Steinmeier tem o poder de nomear Merkel chanceler com uma bancada minoritária em caso de derrota do voto de confiança no Parlamento. Em sua primeira entrevista após o fracasso da coalizão, Merkel disse que prefere enfrentar novas eleições a governar sem maioria. Para a chanceler, a negociação de uma coalizão é uma questão de sobrevivência política.
+ Merkel tenta avançar em negociações para formar coalização de governo
As negociações comandadas por Merkel estavam em curso até a noite de domingo, quando foram rompidas pelo presidente do Partido Liberal-Democrata (FDP - centro direita), Christian Lindner. “Não abandonaremos nossos eleitores continuando a fazer uma forma de política na qual não temos convicção”, disse, alegando que não havia “bases comuns” para fechar uma coalizão com o Partido Verde, de tendência de centro-esquerda. “É preferível não governar do que mal governar.”
Entre os grandes pontos de divergência da “coalizão Jamaica” – uma referências às cores preta, verde e amarela das legendas envolvidas – estão a política migratória. O FDP queria a fixação de um limite de 200 mil na chegada anual de novos imigrantes ao país, que enfrentou uma onda de mais de 1 milhão de chegadas entre 2015 e 2016. Os ambientalistas, ao contrário, pressionavam para que os parentes dos refugiados possam viver na Alemanha.

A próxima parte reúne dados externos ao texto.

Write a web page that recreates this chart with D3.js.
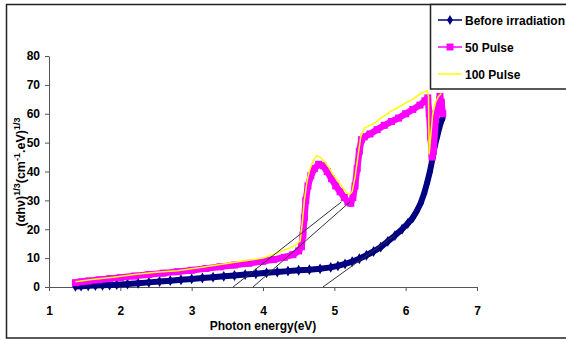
<!DOCTYPE html>
<html><head><meta charset="utf-8">
<script src="https://cdn.jsdelivr.net/npm/d3@7"></script>
<style>
html,body{margin:0;padding:0;background:#fff;}
svg text{font-family:"Liberation Sans Narrow","Arial Narrow","Liberation Sans",Arial,sans-serif;font-weight:bold;fill:#000;}
</style></head>
<body>
<svg id="c" width="566" height="340"></svg>
<script>
const xTicks = [1,2,3,4,5,6,7];
const yTicks = [0,10,20,30,40,50,60,70,80];
const seriesNames = ["Before irradiation","50 Pulse","100 Pulse"];

const beforeX = [1.37,1.45,1.55,1.65,1.75,1.85,1.95,2.1,2.25,2.4,2.55,2.7,2.85,3.0,3.15,3.3,3.45,3.6,3.75,3.9,4.05,4.2,4.35,4.5,4.65,4.8,4.95,5.05,5.15,5.25,5.35,5.45,5.55,5.65,5.75,5.85,5.95,6.03,6.1,6.16,6.21,6.26,6.3,6.34,6.38,6.41,6.44,6.47,6.5,6.52];
const beforeY = [0.2,0.3,0.4,0.5,0.6,0.7,0.8,1.0,1.3,1.6,1.9,2.2,2.5,2.8,3.1,3.4,3.7,4.0,4.3,4.6,4.9,5.2,5.5,5.8,6.0,6.3,6.8,7.3,8.0,8.8,9.8,11.0,12.3,13.8,15.8,17.8,20.0,22.0,24.0,26.5,29.0,32.5,36.0,40.0,45.0,49.0,52.0,55.0,57.5,58.5];

const p50X = [1.37,1.45,1.55,1.7,1.85,2.0,2.2,2.4,2.6,2.8,3.0,3.2,3.4,3.6,3.8,4.0,4.15,4.3,4.42,4.5,4.54,4.56,4.58,4.6,4.63,4.67,4.72,4.78,4.84,4.9,4.96,5.02,5.08,5.14,5.19,5.23,5.26,5.29,5.32,5.35,5.38,5.42,5.5,5.6,5.7,5.8,5.9,6.0,6.1,6.2,6.27,6.31,6.33,6.35,6.37,6.39,6.42,6.45,6.48,6.5,6.52];
const p50Y = [1.5,1.8,2.1,2.5,2.9,3.3,3.8,4.3,4.8,5.3,5.8,6.4,7.0,7.6,8.2,8.9,9.5,10.3,11.2,12.5,14,18,24,30,35,38.5,41,42.5,42,40,37.5,35,33,31,29.5,29,31,35,41,47,51,52,53,54.5,56,57.3,58.5,60,61.5,63,64.5,65.5,60,52,45,47,58,62,66,64,60];

const p100X = [1.37,1.6,1.9,2.2,2.5,2.8,3.1,3.4,3.7,4.0,4.2,4.35,4.45,4.52,4.55,4.58,4.62,4.66,4.7,4.75,4.8,4.86,4.92,4.98,5.04,5.1,5.16,5.21,5.25,5.29,5.33,5.37,5.42,5.5,5.58,5.65,5.72,5.8,5.88,5.95,6.02,6.1,6.18,6.25,6.3,6.32,6.33,6.35,6.38,6.42,6.46,6.5];
const p100Y = [1.8,2.6,3.4,4.3,5.1,5.6,6.7,7.8,8.9,10.0,11.8,13.3,14.3,16,22,30,37,41,43.5,45.5,45,43.5,41.5,39,37,35,33,32,33,38,45,52,55,56,57,58.5,59.5,61,62,63,64,65,66.5,67.5,68,66,46,52,60,64,66,67];

const tanX0 = [3.58,3.86,4.84];
const tanX1 = [5.1,5.22,5.85];
const tanY1 = [29.5,29.5,18];

const svg = d3.select("#c");
const x = d3.scaleLinear().domain([1,7]).range([49,477]);
const y = d3.scaleLinear().domain([0,80]).range([287,56]);

// outer frame
svg.append("rect").attr("x",6.5).attr("y",4.5).attr("width",600).attr("height",333.5)
  .attr("fill","none").attr("stroke","#222").attr("stroke-width",1.5);

// axes
const xAxis = d3.axisBottom(x).tickValues(xTicks).tickFormat(d3.format("d")).tickSize(4).tickSizeOuter(0);
const gx = svg.append("g").attr("transform","translate(0,287)").call(xAxis);
gx.select(".domain").attr("stroke","#555");
gx.selectAll(".tick line").attr("stroke","#555");
gx.selectAll(".tick text").attr("dy",0).attr("y",28).style("font-size","12px");

const yAxis = d3.axisLeft(y).tickValues(yTicks).tickSize(4).tickSizeOuter(0);
const gy = svg.append("g").attr("transform","translate(49,0)").call(yAxis);
gy.select(".domain").attr("stroke","#555");
gy.selectAll(".tick line").attr("stroke","#555");
gy.selectAll(".tick text").attr("x",-9).style("font-size","12px");

// axis titles
svg.append("text").attr("x",263).attr("y",330).attr("text-anchor","middle")
  .style("font-size","12px").text("Photon energy(eV)");
const yt = svg.append("text").attr("transform","translate(25,172) rotate(-90)")
  .attr("text-anchor","middle").style("font-size","12.5px");
yt.append("tspan").text("(\u03b1h\u03bd)");
yt.append("tspan").attr("dy",-5).style("font-size","9px").text("1/3");
yt.append("tspan").attr("dy",5).text("(cm");
yt.append("tspan").attr("dy",-5).style("font-size","9px").text("-1");
yt.append("tspan").attr("dy",5).text(".eV)");
yt.append("tspan").attr("dy",-5).style("font-size","9px").text("1/3");

const line = d3.line().x(d=>x(d[0])).y(d=>y(d[1]));
const before = beforeX.map((v,i)=>[v,beforeY[i]]);
const p50 = p50X.map((v,i)=>[v,p50Y[i]]);
const p100 = p100X.map((v,i)=>[v,p100Y[i]]);

// Before irradiation
svg.append("path").datum(before).attr("d",line).attr("fill","none")
  .attr("stroke","#000080").attr("stroke-width",6).attr("stroke-linejoin","round");
svg.append("g").selectAll("path").data(before).join("path")
  .attr("d",d3.symbol(d3.symbolDiamond,34))
  .attr("transform",d=>`translate(${x(d[0])},${y(d[1])})`).attr("fill","#000080");

// 50 Pulse
svg.append("path").datum(p50).attr("d",line).attr("fill","none")
  .attr("stroke","#ff00ff").attr("stroke-width",6.5).attr("stroke-linejoin","round");
svg.append("g").selectAll("rect").data(p50).join("rect")
  .attr("x",d=>x(d[0])-3.5).attr("y",d=>y(d[1])-3.5).attr("width",7).attr("height",7)
  .attr("fill","#ff00ff");

// 100 Pulse
svg.append("path").datum(p100).attr("d",line).attr("fill","none")
  .attr("stroke","#ffff00").attr("stroke-width",1.5);

// tangent lines
svg.append("g").selectAll("line").data(tanX0).join("line")
  .attr("x1",d=>x(d)).attr("y1",y(0))
  .attr("x2",(d,i)=>x(tanX1[i])).attr("y2",(d,i)=>y(tanY1[i]))
  .attr("stroke","#333").attr("stroke-width",1);

// legend
svg.append("rect").attr("x",430.5).attr("y",4.5).attr("width",200).attr("height",84.5)
  .attr("fill","#fff").attr("stroke","#222").attr("stroke-width",1.5);
const ly = [20,47,74];
const lcol = ["#000080","#ff00ff","#ffff00"];
seriesNames.forEach((n,i)=>{
  svg.append("line").attr("x1",438).attr("x2",462).attr("y1",ly[i]).attr("y2",ly[i])
    .attr("stroke",lcol[i]).attr("stroke-width",1.5);
  if(i===0) svg.append("path").attr("d",d3.symbol(d3.symbolDiamond,30)).attr("transform",`translate(450,${ly[i]})`).attr("fill",lcol[i]);
  if(i===1) svg.append("rect").attr("x",446.5).attr("y",ly[i]-3.5).attr("width",7).attr("height",7).attr("fill",lcol[i]);
  svg.append("text").attr("x",465).attr("y",ly[i]+4.5).style("font-size","12px").text(n);
});
</script>
</body></html>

Com o rompimento das negociações, as atenções se voltaram ao Partido Social-Democrata (SPD), que governou com o Partido Democrata-Cristão (CDU), de Merkel, por dois dos três mandatos da chanceler, incluindo o último, entre 2013 e 2017. Mas o líder da legenda, Martin Schulz, reafirmou que pretende liderar a oposição no Parlamento.
A falta de acordo deixou a chanceler em situação delicada. Com isso, Steinmeier interveio, exortando os partidos a respeitar o resultado das urnas, que deram vitória a Merkel. “Continuo a esperar que os partidos estejam disponíveis para o diálogo a fim de tornar possível, em um prazo razoável, a formação de um governo”, afirmou, lembrando a política do compromisso das legendas com a estabilidade, o que marca a vida política na Alemanha.
Ex-líder incontestável, a democrata-cristã de perfil de centro-direita moderada enfrenta uma crescente desconfiança da opinião pública. Pesquisa do jornal Die Welt revelou que 61,4% dos entrevistados considera que a chanceler não teria mais condições de se candidatar se não for capaz de chegar a um acordo de coalizão. Segundo o cientista político Josef Janning, diretor do escritório de Berlim do Conselho Europeu de Relações Internacionais, o impasse político já mina o futuro da chanceler.
“Em qualquer cenário, parece difícil que Merkel consiga se manter como a líder forte e incontestável que foi para a Alemanha e a Europa até aqui”, disse ao Estado. “Ela não é mais a chanceler eleita, mas apenas em exercício, e terá de se submeter a três votos de confiança no Parlamento antes que eleições antecipadas possam ser convocadas. Isso será muito desgastante e humilhante.”
De acordo com Janning, a tendência mais forte é de realização de um novo pleito, em princípio para março, pois as negociações não devem funcionar. A razão do impasse é a fragmentação do cenário político, um processo que afeta outras democracias da Europa.
Na história da Alemanha pós-2ª Guerra, lembra Janning, nunca houve tantos partidos no Parlamento, nunca havia sido necessário negociar uma coalizão com tantas legendas e nunca as negociações haviam resultado em um fracasso. Diante disso, o cenário é imprevisível. “Merkel vai concorrer e já disse que não está pronta a abandonar. Mas isso será um problema até para o seu partido.”